In prose as knowing as it is poetic, Pearlman shines a light on small, devastatingly precise moments to reflect the beauty and grace found in everyday life. Both for its artistry and for the recognizable lives of the characters it renders so exquisitely and compassionately, Honeydew is a collection that will pull readers back time and again. These stories are a crowning achievement for a brilliant career and demonstrate once more that Pearlman is a master of the form whose vision is unfailingly wise and forgiving.
PUBLISHERS WEEKLY
Following Binocular Vision, which won the National Book Critics Circle Award, Pearlman offers this affecting collection that periscopes into small lives, expanding them with stunning subtlety. The title story is a perfect case in point, a snapshot of a private girls' school in Massachusetts, where Alice, the respectable headmistress, has become pregnant by Richard, the father of Emily, a troubled but brilliant 11th grader. In this story, as in others, the relationships of the characters reflect the "nature of people to defy their own best interests." In "Puck," also set in a small Massachusetts town, antique store owner Rennie, "known for discretion and restraint," is drawn to Ophelia, a customer who confesses to a love affair. Rennie breaks "cardinal rule one" and advises Ophelia to pursue another customer. Rennie's heart opens wider in the moving "Assisted Living," in which she lets the elderly Muffy help out at the antique store, and then is required to dispose of Muffy's treasures as a series of accidents leads to an inevitable decline.
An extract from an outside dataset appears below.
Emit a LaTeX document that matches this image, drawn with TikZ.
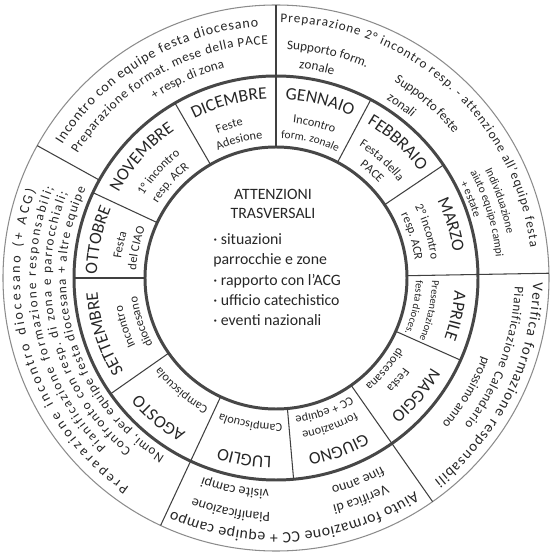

Other gems include the magical "Dream Children," in which nanny Willa and the father of her ailing charge discover the depth of their connections to the child, and the sensual "Tenderfoot," in which widow and "expert listener" Paige and newly single Bobby whose wife left him after he refused to stop to help out at a car accident connect over their shared fate as "survivors now doomed to mourn until the end of their own days."